Human Immunodeficiency Virus (HIV) is a virus that attacks the patient’s immune system. As a result, the patient is unable to fight infections or other diseases.
HIV is transmitted when a person shares IV needles of an infected person, comes in contact with blood and fluids of the infected person or has sexual contact with an HIV infected patient.
The CNA should be careful and follow all safety measures when handling body fluids and blood of an infected patient. It is possible to get HIV due to needlestick injuries and also when handling other equipment that can cause cuts or injuries. However, it is important to note that HIV does not spread by touching or coughing an infected person.
HIV eventually progresses to AIDS or Acquired Immune Deficiency Syndrome that further weakens the patient’s immune system and makes him prone to several diseases.
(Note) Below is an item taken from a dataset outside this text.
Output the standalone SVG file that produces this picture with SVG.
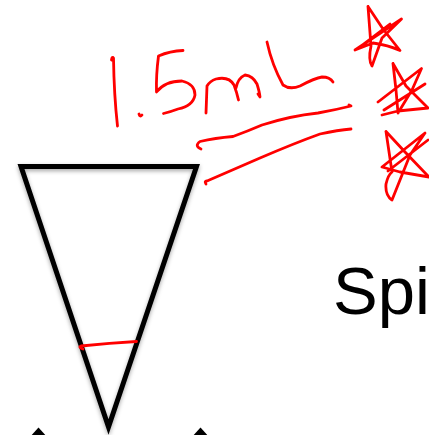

HIV/AIDS has no cure and the patient with this condition needs early treatment for infection, pain, and weakness. As the patient’s immune system is not working properly, there can be other health problems such as drug dependency, nausea, and vomiting. Even though HIV is a chronic disease and has no cure, the condition is manageable if the patient starts treatment on time.
The caregiver should encourage the patient to take the prescribed medications. It is important to inform the patient about his health condition so that he does not have any misconceptions related to the disease. It is also important to provide a great amount of emotional support and care to such patients. A CNA should be non-judgmental when providing care and also build a good rapport with the patient. This will encourage the patient to be co-operative in the plan of care and also accept their health condition.
As with other conditions, the family members and support groups should be involved in the patient’s plan of care. This will provide hope and confidence to the patient and further improve his life.